US data continues to surprise to the upside and as a result the market has been reassessing interest rate expectations on the hawkish side as Fed members keep repeating that two or more rate hikes cannot be ruled out if the data remains solid. On the other hand, the BoJ remains committed to loose monetary policy, which causes the JPY to weaken further. There are small hints that the BoJ may adjust the YCC policy at the next meeting, but the central bank has disappointed the markets for a long time.
USDJPY Technical Analysis – Daily Time Frame
On the daily chart, we can see that USDJPY is still charging higher with almost no declines. This strong rally is being led by a hawkish repricing in interest rate expectations as US data continues to surprise to the upside. A break of the resistance at 142.17 has opened the door for a rally towards the 150.00 level as there is no clear strong resistance until then.

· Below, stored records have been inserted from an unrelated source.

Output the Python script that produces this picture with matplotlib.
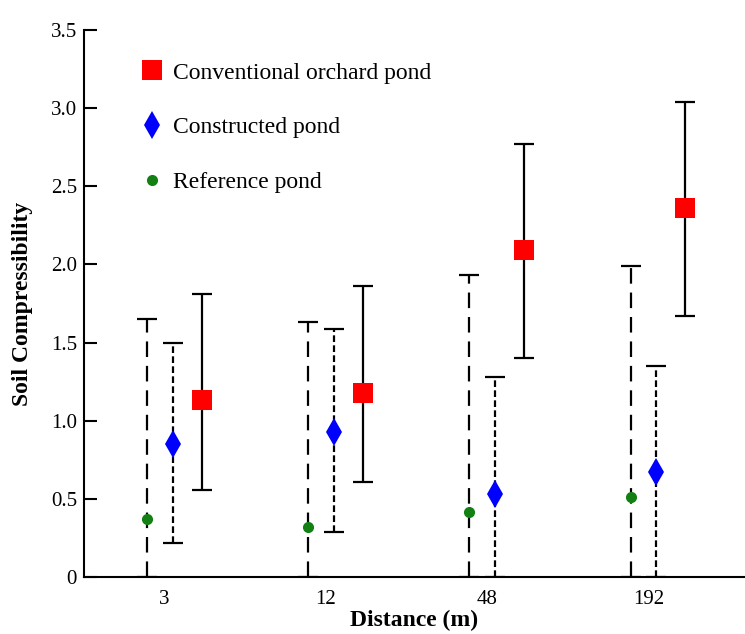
import numpy as np
import matplotlib.pyplot as plt

# ─── Data ─────────────────────────────────────────────────────────────────────
distances = ["3", "12", "48", "192"]

conv_mean = [1.13, 1.18, 2.09, 2.36]
conv_low  = [0.56, 0.61, 1.40, 1.67]
conv_high = [1.81, 1.86, 2.77, 3.04]

cons_mean = [0.85, 0.93, 0.53, 0.67]
cons_low  = [0.22, 0.29, 0.0, 0.0]
cons_high = [1.50, 1.59, 1.28, 1.35]

ref_mean = [0.37, 0.32, 0.415, 0.51]
ref_low  = [0.0, 0.0, 0.0, 0.0]
ref_high = [1.65, 1.63, 1.93, 1.99]

plt.rcParams['font.family'] = ['Liberation Serif', 'DejaVu Serif']

fig = plt.figure(figsize=(7.45, 6.34), dpi=100)
ax = fig.add_axes([0.1128, 0.0898, 0.8872, 0.8629])

x = np.arange(len(distances))
off = {"ref": -0.11, "cons": 0.05, "conv": 0.23}


def draw(xpos, mean, low, high, ls, marker, color, ms, label):
    mean = np.array(mean)
    yerr = [mean - np.array(low), np.array(high) - mean]
    _, caps, bars = ax.errorbar(xpos, mean, yerr=yerr, fmt='none', ecolor='black',
                                elinewidth=1.6, capsize=7, capthick=1.6, zorder=2)
    bars[0].set_linestyle(ls)
    h, = ax.plot(xpos, mean, linestyle='none', marker=marker, color=color,
                 markersize=ms, markeredgewidth=0, zorder=3, label=label)
    return h


h_conv = draw(x + off["conv"], conv_mean, conv_low, conv_high, '-', 's', '#ff0000', 14,
              "Conventional orchard pond")
h_cons = draw(x + off["cons"], cons_mean, cons_low, cons_high, (0, (3, 1.5)), 'd', '#0000ff', 14,
              "Constructed pond")
h_ref = draw(x + off["ref"], ref_mean, ref_low, ref_high, (0, (7, 4)), 'o', '#138013', 8,
             "Reference pond")

ax.set_xlim(-0.5, 3.6)
ax.set_ylim(0, 3.5)
ax.set_xticks(x)
ax.set_xticklabels(distances)
ax.set_yticks([0, 0.5, 1.0, 1.5, 2.0, 2.5, 3.0, 3.5])
ax.set_yticklabels(["0", "0.5", "1.0", "1.5", "2.0", "2.5", "3.0", "3.5"])
ax.tick_params(axis='x', length=0, labelsize=15, pad=9)
ax.tick_params(axis='y', direction='in', length=9.5, width=1.5, labelsize=15, pad=5)

for s in ['top', 'right']:
    ax.spines[s].set_visible(False)
ax.spines['left'].set_linewidth(1.5)
ax.spines['bottom'].set_linewidth(1.5)

ax.set_ylabel("Soil Compressibility", fontsize=17, fontweight='bold', labelpad=13)
ax.set_xlabel("Distance (m)", fontsize=17, fontweight='bold', labelpad=1)

ax.legend(handles=[h_conv, h_cons, h_ref], loc='upper left', bbox_to_anchor=(0.045, 0.98),
          frameon=False, fontsize=17, labelspacing=1.4, handletextpad=0.2, handlelength=1.4)

fig.savefig("out.png", dpi=100)
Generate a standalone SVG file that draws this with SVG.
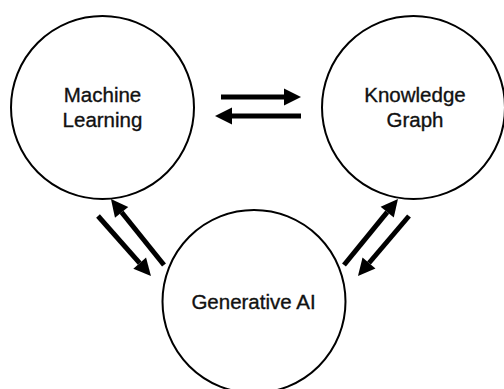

USDJPY Technical Analysis – 4 Hour Time Frame
On the 4-hour chart, we can see that the current rally is supported moving averages as buyers still rely on them to get further growth. In fact, the price is now pulling back to the red moving average of 21 and trend line, we can expect buyers to step in again. Sellers, on the other hand, will need to see the price break below the trendline to start looking for a bigger pullback at 142.17 resistance has now turned to support.
USDJPY Technical Analysis – 1 Hour Time Frame
On the 1-hour chart we can see how cleanly the price printed higher highs and higher lows and that the entire movement after the breakout is diverging with MACD. This is generally a sign of fading momentum, often followed by pullbacks or reversals. So, if the price stays above the trendline, we can expect more upside, but a break below would signal a pullback towards the 142.17 support. Todaywe have the US PCE report and the hit is likely to boost the USD leading to further USDJPY gains but a miss should ensure a pullback to support at 142.17.